(Your objective):
Reproduce exactly the lines below, from the first one through the line containing "p.m.', '11:00 p.m.']", and omit any pictures.
·····
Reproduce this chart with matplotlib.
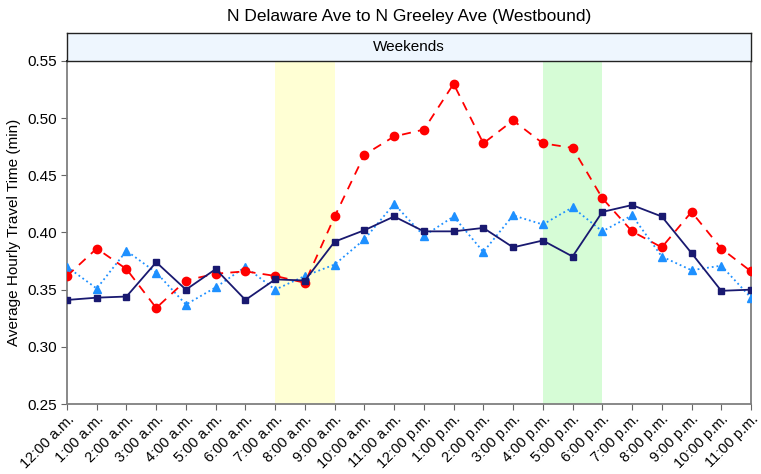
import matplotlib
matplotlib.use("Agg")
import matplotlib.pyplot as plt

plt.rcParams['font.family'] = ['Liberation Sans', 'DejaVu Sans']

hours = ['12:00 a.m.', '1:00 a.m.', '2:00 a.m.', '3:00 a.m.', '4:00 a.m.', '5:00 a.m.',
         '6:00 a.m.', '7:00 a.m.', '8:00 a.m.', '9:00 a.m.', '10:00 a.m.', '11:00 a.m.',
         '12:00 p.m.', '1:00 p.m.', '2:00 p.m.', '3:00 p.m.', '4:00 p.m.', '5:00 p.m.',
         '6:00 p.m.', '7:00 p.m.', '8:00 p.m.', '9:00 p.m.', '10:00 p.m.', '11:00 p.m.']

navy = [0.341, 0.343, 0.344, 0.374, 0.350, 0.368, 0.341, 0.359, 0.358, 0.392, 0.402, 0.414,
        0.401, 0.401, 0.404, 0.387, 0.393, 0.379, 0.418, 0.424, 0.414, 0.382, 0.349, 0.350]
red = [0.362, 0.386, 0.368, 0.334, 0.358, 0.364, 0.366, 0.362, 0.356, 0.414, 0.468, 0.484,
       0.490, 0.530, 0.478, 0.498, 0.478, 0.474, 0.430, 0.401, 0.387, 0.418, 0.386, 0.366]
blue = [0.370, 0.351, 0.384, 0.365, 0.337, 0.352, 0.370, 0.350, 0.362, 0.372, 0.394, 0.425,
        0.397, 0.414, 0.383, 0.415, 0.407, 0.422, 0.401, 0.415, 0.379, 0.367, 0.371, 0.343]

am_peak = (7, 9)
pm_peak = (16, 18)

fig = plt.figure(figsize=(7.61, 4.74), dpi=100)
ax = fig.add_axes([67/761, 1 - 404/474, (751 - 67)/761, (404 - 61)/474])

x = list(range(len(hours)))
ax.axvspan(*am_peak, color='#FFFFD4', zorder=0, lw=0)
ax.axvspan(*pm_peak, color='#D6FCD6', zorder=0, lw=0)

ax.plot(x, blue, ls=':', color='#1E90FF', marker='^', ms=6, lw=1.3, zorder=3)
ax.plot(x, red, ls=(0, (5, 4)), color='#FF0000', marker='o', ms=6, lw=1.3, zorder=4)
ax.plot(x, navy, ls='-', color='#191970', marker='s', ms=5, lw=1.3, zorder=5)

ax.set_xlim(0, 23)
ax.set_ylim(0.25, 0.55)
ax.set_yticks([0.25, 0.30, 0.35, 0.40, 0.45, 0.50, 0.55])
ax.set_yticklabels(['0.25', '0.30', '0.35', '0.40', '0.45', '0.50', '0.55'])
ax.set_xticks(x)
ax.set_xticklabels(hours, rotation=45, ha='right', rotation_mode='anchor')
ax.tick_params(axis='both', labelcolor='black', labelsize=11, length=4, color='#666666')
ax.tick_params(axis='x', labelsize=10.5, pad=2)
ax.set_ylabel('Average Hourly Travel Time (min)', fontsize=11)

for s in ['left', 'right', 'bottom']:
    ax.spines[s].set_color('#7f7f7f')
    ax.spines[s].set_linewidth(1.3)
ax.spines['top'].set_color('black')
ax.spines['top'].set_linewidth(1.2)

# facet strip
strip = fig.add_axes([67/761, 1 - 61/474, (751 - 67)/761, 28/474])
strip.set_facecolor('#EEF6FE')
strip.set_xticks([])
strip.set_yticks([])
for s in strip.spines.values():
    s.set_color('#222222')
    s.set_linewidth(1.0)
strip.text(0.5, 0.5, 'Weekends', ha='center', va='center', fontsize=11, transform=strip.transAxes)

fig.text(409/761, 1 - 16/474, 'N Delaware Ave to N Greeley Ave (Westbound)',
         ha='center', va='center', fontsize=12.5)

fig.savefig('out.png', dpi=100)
·····
(Response to this task):
Reproduce this chart with matplotlib.
import matplotlib
matplotlib.use("Agg")
import matplotlib.pyplot as plt

plt.rcParams['font.family'] = ['Liberation Sans', 'DejaVu Sans']

hours = ['12:00 a.m.', '1:00 a.m.', '2:00 a.m.', '3:00 a.m.', '4:00 a.m.', '5:00 a.m.',
         '6:00 a.m.', '7:00 a.m.', '8:00 a.m.', '9:00 a.m.', '10:00 a.m.', '11:00 a.m.',
         '12:00 p.m.', '1:00 p.m.', '2:00 p.m.', '3:00 p.m.', '4:00 p.m.', '5:00 p.m.',
         '6:00 p.m.', '7:00 p.m.', '8:00 p.m.', '9:00 p.m.', '10:00 p.m.', '11:00 p.m.']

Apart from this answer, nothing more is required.